■ **Task input**
— START —

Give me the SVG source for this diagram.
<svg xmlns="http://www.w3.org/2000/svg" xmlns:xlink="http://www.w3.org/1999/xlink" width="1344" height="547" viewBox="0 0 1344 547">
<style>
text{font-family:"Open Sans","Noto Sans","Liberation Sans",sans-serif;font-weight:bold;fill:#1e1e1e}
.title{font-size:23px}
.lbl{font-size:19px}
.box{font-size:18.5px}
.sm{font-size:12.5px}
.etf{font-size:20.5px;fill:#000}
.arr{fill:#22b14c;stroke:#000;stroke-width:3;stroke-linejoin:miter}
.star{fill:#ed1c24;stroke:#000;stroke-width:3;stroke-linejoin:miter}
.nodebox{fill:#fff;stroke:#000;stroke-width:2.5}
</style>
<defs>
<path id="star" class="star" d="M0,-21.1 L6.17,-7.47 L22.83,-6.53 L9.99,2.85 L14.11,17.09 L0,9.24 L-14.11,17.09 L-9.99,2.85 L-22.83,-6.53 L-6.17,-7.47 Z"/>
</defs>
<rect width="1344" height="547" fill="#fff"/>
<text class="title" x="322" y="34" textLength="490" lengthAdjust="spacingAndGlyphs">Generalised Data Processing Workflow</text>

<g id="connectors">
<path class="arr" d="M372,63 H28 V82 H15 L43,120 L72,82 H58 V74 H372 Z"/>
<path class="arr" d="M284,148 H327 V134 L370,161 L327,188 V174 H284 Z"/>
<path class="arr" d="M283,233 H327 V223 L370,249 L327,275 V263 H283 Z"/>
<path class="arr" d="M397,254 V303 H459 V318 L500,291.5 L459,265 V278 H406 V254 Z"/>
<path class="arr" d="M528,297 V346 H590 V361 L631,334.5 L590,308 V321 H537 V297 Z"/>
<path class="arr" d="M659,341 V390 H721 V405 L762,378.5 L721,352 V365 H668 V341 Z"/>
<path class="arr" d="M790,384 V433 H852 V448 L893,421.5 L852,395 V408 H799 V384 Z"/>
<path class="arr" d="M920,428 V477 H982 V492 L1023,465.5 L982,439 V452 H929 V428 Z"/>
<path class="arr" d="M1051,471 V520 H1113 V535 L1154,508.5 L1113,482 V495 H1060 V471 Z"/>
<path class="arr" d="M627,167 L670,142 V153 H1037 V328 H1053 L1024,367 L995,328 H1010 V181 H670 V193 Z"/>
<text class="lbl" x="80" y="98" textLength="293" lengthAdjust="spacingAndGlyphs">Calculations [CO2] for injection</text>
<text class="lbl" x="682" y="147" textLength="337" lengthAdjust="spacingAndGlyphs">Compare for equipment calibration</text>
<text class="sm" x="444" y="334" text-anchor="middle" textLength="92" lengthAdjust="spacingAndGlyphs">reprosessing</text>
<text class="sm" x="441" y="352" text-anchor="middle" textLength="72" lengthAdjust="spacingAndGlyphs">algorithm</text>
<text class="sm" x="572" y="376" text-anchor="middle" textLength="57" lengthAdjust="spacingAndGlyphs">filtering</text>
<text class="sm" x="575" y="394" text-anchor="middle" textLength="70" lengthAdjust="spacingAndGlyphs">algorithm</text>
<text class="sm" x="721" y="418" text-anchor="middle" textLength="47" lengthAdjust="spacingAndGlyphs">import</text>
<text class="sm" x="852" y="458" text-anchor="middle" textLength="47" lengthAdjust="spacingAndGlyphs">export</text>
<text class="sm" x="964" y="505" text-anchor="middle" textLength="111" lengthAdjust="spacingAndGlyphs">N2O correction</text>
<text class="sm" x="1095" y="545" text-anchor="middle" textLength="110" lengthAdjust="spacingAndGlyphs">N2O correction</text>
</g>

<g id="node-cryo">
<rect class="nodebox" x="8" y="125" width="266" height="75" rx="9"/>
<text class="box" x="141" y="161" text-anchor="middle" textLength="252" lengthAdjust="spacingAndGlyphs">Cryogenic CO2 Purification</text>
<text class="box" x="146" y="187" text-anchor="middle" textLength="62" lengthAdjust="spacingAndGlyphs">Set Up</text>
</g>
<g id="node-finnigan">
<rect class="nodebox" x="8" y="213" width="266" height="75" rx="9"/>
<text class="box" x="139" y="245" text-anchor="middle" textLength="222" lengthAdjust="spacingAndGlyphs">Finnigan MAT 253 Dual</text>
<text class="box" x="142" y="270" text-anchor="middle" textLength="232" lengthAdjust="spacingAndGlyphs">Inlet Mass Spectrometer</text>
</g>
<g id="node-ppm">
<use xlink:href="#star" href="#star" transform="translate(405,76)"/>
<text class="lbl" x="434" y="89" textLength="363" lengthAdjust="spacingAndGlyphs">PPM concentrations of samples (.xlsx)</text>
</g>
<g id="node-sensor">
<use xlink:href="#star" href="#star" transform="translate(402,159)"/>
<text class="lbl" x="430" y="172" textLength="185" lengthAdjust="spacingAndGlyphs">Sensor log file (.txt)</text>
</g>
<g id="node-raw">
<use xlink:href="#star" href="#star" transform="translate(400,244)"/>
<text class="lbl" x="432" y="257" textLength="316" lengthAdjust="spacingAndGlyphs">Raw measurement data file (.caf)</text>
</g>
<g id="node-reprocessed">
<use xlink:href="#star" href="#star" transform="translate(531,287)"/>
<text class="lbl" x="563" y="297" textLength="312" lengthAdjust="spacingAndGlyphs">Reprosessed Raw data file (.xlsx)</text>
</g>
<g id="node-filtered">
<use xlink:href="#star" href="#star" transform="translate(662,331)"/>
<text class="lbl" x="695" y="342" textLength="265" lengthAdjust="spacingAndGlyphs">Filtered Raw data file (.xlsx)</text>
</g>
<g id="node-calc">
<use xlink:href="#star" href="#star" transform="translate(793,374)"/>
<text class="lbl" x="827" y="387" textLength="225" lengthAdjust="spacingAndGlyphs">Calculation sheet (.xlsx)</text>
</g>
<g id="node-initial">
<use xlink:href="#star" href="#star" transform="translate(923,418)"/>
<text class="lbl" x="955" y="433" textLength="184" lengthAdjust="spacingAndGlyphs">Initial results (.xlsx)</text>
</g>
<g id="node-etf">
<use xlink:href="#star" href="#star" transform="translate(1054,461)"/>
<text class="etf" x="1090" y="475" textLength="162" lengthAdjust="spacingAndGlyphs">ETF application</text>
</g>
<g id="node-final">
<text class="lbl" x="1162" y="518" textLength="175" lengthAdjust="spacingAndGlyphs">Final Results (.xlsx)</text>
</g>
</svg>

— END —
— START —

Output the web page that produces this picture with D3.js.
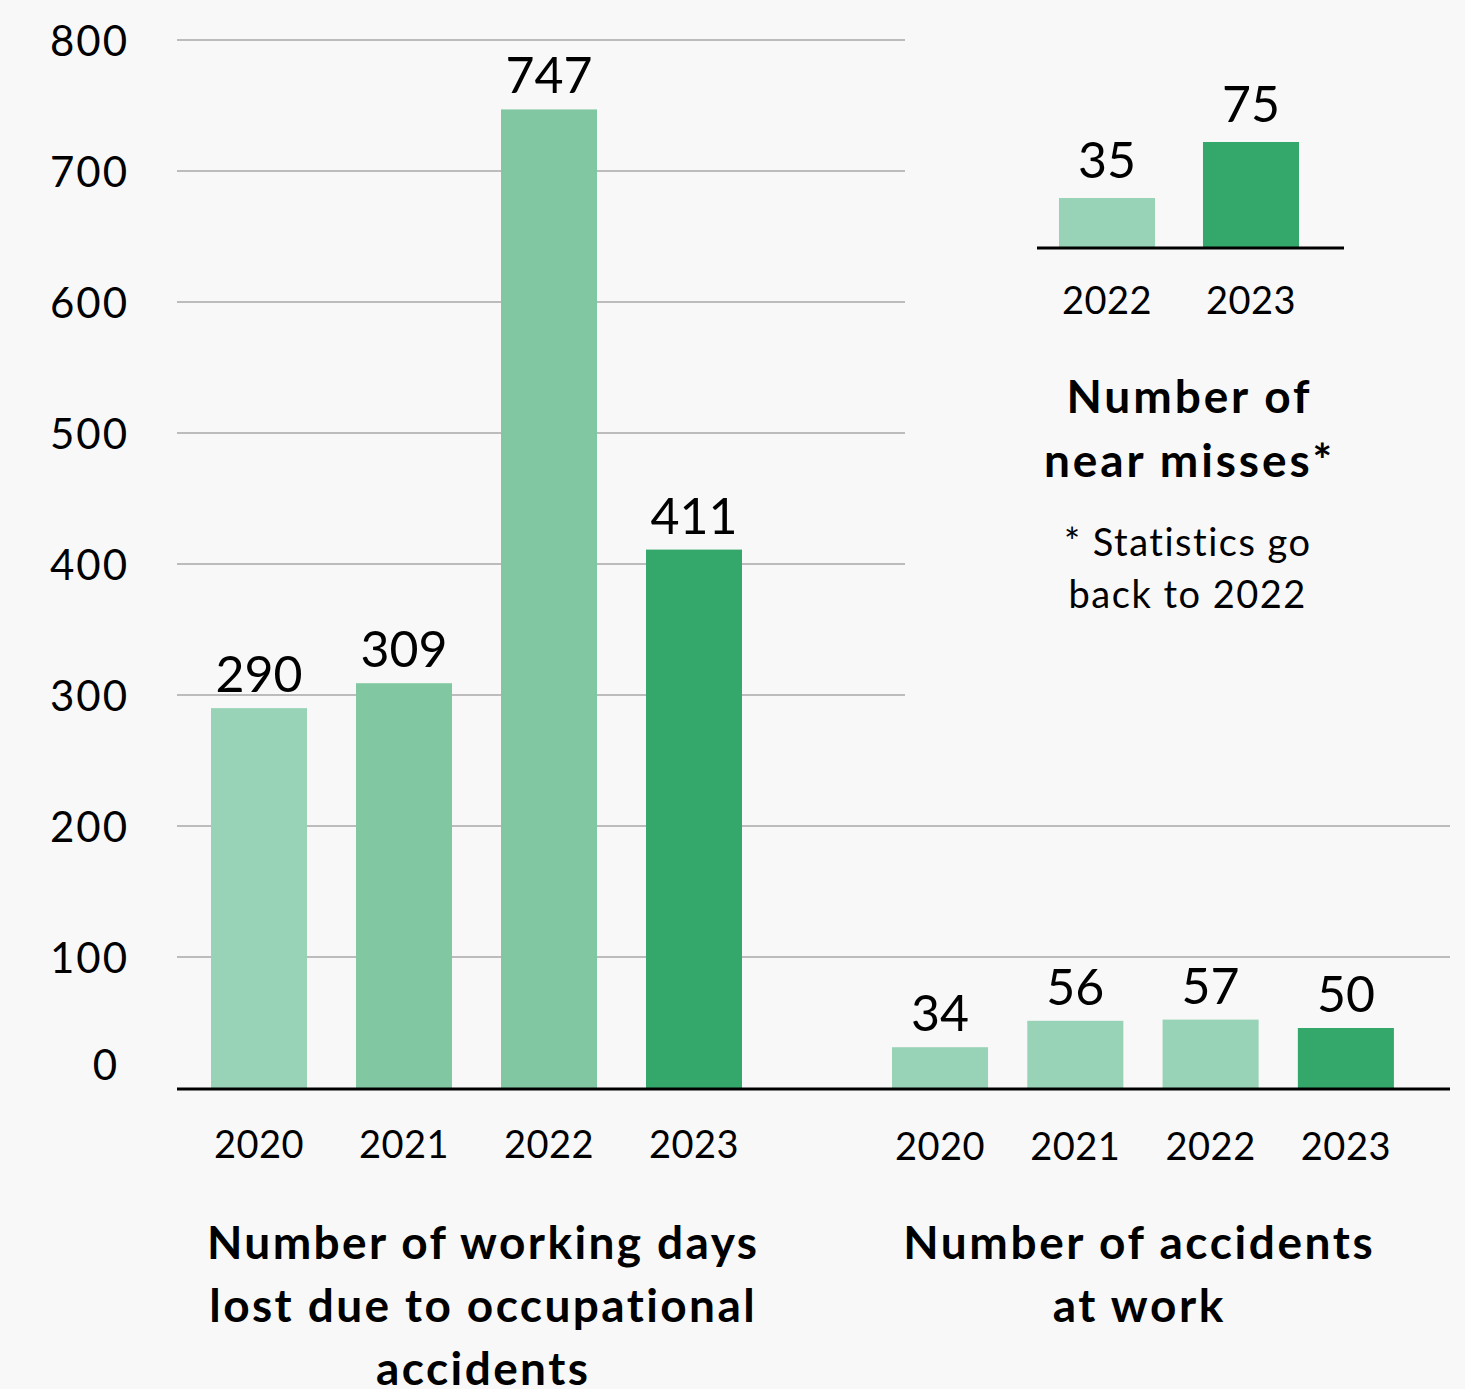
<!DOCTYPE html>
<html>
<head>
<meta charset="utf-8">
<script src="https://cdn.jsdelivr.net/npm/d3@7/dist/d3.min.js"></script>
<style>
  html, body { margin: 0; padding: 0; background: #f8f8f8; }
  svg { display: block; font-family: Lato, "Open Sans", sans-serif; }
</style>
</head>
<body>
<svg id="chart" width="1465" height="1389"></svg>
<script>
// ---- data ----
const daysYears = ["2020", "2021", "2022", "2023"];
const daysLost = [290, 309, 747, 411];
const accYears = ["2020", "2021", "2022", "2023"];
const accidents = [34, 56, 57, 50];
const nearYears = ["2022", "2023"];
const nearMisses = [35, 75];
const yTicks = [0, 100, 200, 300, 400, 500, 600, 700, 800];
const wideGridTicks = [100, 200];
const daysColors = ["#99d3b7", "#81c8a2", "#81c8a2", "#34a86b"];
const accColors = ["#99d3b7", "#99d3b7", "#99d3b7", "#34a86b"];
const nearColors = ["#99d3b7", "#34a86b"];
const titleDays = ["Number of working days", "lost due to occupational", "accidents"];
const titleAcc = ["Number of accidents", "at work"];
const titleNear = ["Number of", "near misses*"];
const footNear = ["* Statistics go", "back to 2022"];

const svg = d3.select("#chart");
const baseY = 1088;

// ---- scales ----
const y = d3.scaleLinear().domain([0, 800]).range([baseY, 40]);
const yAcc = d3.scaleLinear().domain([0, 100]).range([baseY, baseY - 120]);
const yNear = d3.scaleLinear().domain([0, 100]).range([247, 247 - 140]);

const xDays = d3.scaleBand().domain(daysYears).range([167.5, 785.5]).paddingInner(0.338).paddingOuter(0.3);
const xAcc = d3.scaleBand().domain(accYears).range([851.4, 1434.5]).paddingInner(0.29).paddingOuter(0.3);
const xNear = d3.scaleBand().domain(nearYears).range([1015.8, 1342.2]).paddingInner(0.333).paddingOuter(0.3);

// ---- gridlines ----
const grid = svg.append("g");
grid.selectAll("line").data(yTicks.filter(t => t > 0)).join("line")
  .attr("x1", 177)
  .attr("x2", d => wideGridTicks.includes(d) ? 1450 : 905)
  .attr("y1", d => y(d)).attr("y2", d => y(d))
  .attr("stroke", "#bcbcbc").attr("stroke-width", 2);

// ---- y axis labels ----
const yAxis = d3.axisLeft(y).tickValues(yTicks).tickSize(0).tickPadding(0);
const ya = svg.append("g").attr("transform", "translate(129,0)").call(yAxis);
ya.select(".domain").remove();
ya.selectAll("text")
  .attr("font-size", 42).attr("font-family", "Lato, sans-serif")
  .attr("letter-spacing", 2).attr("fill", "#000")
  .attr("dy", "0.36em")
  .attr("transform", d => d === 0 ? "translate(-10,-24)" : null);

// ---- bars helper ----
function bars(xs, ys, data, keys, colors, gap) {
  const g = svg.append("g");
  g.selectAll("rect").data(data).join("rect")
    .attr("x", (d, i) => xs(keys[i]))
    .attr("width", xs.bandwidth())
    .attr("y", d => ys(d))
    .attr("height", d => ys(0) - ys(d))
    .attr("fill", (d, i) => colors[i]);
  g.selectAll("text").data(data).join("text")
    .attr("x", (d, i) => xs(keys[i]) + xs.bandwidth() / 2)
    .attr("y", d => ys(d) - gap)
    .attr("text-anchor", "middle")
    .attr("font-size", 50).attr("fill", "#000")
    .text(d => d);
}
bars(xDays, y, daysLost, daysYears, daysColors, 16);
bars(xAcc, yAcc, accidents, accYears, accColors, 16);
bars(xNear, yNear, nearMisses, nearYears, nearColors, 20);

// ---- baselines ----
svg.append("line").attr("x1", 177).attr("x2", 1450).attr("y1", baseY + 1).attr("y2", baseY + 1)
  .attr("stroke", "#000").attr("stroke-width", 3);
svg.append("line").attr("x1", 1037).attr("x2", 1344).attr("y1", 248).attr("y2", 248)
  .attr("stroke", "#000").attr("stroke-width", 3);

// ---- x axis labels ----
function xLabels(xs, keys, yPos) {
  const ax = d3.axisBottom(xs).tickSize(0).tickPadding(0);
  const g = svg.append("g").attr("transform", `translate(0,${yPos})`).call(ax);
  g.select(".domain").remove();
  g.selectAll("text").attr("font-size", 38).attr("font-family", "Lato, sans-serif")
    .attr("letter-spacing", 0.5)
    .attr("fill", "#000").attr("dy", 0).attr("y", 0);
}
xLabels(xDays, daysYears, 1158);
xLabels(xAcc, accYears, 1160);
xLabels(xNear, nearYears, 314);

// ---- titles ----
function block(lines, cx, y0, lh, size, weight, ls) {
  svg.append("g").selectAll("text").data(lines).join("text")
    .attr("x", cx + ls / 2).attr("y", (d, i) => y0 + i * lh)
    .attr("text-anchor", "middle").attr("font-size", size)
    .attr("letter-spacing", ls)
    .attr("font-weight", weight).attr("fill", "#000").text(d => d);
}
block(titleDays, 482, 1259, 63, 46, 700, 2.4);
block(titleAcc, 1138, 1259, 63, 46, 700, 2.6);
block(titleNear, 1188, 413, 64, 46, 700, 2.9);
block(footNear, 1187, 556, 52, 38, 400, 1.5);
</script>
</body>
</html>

— END —

■ **Aim**
Pick out each line that holds the string "this".

■ **Task response**
Give me the SVG source for this diagram.
Output the web page that produces this picture with D3.js.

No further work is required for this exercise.